Beginners' Mind by Gordon Shumaker

     I was talking with an aikidoka from another style of Aikido and the concept of shoshin, or beginner’s mind, came up.  He told me that he was a brown belt and was preparing to take his shodan (1st-degree black belt) test in a couple of months.  He said that even though his instructor talks a lot about beginner’s mind, he could not see how the idea applied much to someone other than a true beginner, a white belt. 

     The aikidoka was not arrogant, but rather he was sincerely trying to figure out how he could practice shoshin at his level.  He asked, “Am I supposed to pretend that I don’t know anything about Aikido?  Should I make believe that I am just starting my training?  And how can I do that anyway?”  These were good and legitimate questions, and they reminded me that teachers sometimes incorporate various concepts and ideas into their teaching but then do not explore what they mean in actual practice, that is, how they can be translated from thought into action.  I will attempt a small translation of beginner’s mind.

     For someone who has never set foot on an Aikido mat, beginner’s mind is in its purest form.  The person is a blank slate and he or she has no choice but to simply absorb as much as possible.

     But then the absolute beginner passes her first kyu examination and is transformed into an aikidoka with some knowledge of Aikido.  As time goes on, she takes exam after exam, each time building on her previous knowledge.  By the time she reaches 4th kyu, for example, she surely is no longer a beginner, and her teachers and fellow students expect that she has much more Aikido in her mind than she had as a white belt. Yet her teachers continue to advise: “Keep a beginner’s mind.”

     I think there are two forms of beginner’s mind.  The first is that of the pure beginner.  That person is asked to accept this proposition about Aikido: “I don’t know anything.”  The second form is that of the aikidoka with some, or much, experience.  This person is not a beginner and cannot possibly have the first form of beginner’s mind.  But this more experienced aikidoka is asked to accept a different proposition about Aikido: “I don’t know everything.”

     This second form of beginner’s mind does not mean, “I know all the basics and now I’m working on the advanced techniques.”  That’s not beginner’s mind at all.  Rather, it means, in reference to Aikido, that “I don’t know everything about anything.  More specifically, “I don’t know everything about kamae, or tai no henko ni, or shomen uchi ikkajo osae ichi.” An experienced aikidoka can say, “I know something [or even many things] about those basics,” but, if he is to operate with beginner’s mind, he can never say, “I know everything there is to know about those basics.”
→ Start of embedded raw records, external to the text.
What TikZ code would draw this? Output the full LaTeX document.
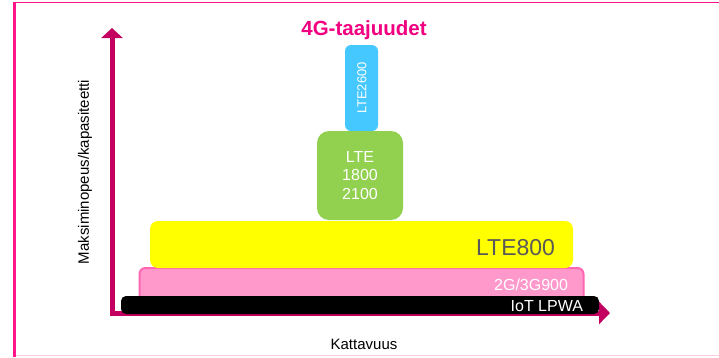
\documentclass[tikz,border=0pt]{standalone}
\usepackage{fontspec}
\setmainfont{Liberation Sans}
\usetikzlibrary{arrows.meta}
\definecolor{framepink}{RGB}{255,20,140}
\definecolor{framepale}{RGB}{255,200,225}
\definecolor{titlemag}{RGB}{240,0,128}
\definecolor{axiscol}{RGB}{195,0,95}
\definecolor{bandblue}{RGB}{69,200,255}
\definecolor{bandgreen}{RGB}{146,208,80}
\definecolor{bandyellow}{RGB}{255,255,0}
\definecolor{bandpink}{RGB}{255,153,204}
\definecolor{bandpinkedge}{RGB}{255,102,178}
\definecolor{textgray}{RGB}{89,89,89}
\tikzset{
  band/.style={inner sep=0pt, outer sep=0pt, draw=none},
  lbl/.style={inner sep=0pt, outer sep=0pt},
  fs/.style={font=\fontsize{#1}{#1}\selectfont},
}
\begin{document}
\begin{tikzpicture}[x=1pt,y=-1pt]
\useasboundingbox (0,0) rectangle (719,357);
% frame
\draw[framepink, line width=2.2pt] (14.5,357) -- (14.5,2.5);
\draw[framepink, line width=1.6pt] (13.4,2.5) -- (719,2.5);
\draw[framepale, line width=1.2pt] (15.5,355.5) -- (719,355.5);
% title
\node[lbl, anchor=base, text=titlemag, font=\fontsize{20.5}{20.5}\selectfont\bfseries] (title) at (364,35.7) {4G-taajuudet};
% bands
\node[band, fill=bandblue, rounded corners=6pt, minimum width=33pt, minimum height=86pt] (b2600) at (361.5,88) {};
\node[lbl, rotate=90, text=white, fs=13] (t2600) at (362,88) {LTE2600};
\node[band, fill=bandgreen, rounded corners=12pt, minimum width=86pt, minimum height=89pt, text=white, align=center, font=\fontsize{16}{18.5}\selectfont] (b1800) at (360,175.5) {LTE\\1800\\2100};
\node[band, fill=bandpink, draw=bandpinkedge, line width=2pt, rounded corners=6pt, minimum width=444pt, minimum height=36pt] (b900) at (361.5,286) {};
\node[lbl, anchor=base east, text=white, fs=16] (t900) at (568,290.7) {2G/3G900};
\node[band, fill=bandyellow, rounded corners=8pt, minimum width=423pt, minimum height=47pt] (b800) at (361.5,244.5) {};
\node[lbl, anchor=base east, text=textgray, fs=23] (t800) at (555,255) {LTE800};
% axes
\coordinate (ytop) at (112,28);
\coordinate (corner) at (112,313);
\coordinate (xend) at (610,313);
\draw[axiscol, line width=5pt, line join=miter, {Triangle[length=10pt,width=21pt]}-{Triangle[length=11pt,width=22pt]}] (ytop) -- (corner) -- (xend);
% black band
\node[band, fill=black, rounded corners=5pt, minimum width=478pt, minimum height=18pt] (biot) at (360,305) {};
\node[lbl, anchor=base east, text=white, fs=16] (tiot) at (583,311.7) {IoT LPWA};
% axis labels
\node[lbl, rotate=90, fs=15] (ylab) at (85,172) {Maksiminopeus/kapasiteetti};
\node[lbl, anchor=base, fs=15] (xlab) at (364,349) {Kattavuus};
\end{tikzpicture}
\end{document}
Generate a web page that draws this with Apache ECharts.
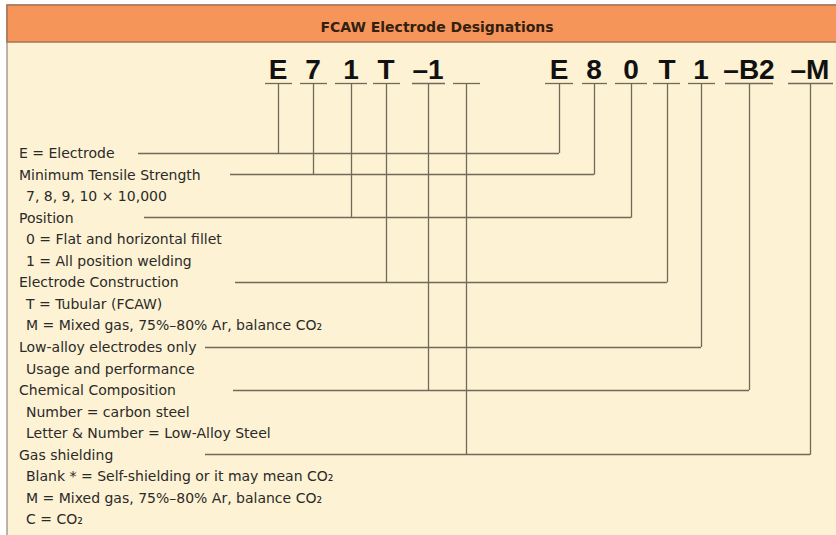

    Beginner’s mind in its second form is a mind that is sincerely open to continual investigation and refinement of postures, movements and techniques.  This includes all of the basics of the art.  A professional soccer coach once told me that, “We are always looking again and again at the fundamentals that these players think they know so well, and they keep finding things about them that they didn’t know.”  That’s the second form of beginner’s mind in operation.

     Not only is the second form of beginner’s mind open to continual discovery, even with the basics, but it is also, more critically, open to letting go of previously held beliefs and opinions if, during the beginner’s mind exploration, they are found  no longer valid or useful.  This is the hardest part of the second form of beginner’s mind because all of us tend to get very comfortable with the way we do things and how we proceed through Aikido (and life).  It is not necessarily that we have been proceeding incorrectly, but rather, it is a matter of seeing how much more we can put into a movement or technique and how much more we can get from that movement or technique.  There perhaps is nothing better to illustrate this point than the Zen saying, “Everything is perfect just as it is—but there’s room for improvement.”

     So, if you hold at least the rank of 8th kyu, you don’t have to pretend that you know nothing about Aikido.  In your training, just commit to the proposition that you do not know everything about anything in Aikido.  You will then truly be practicing shoshin, beginner’s mind.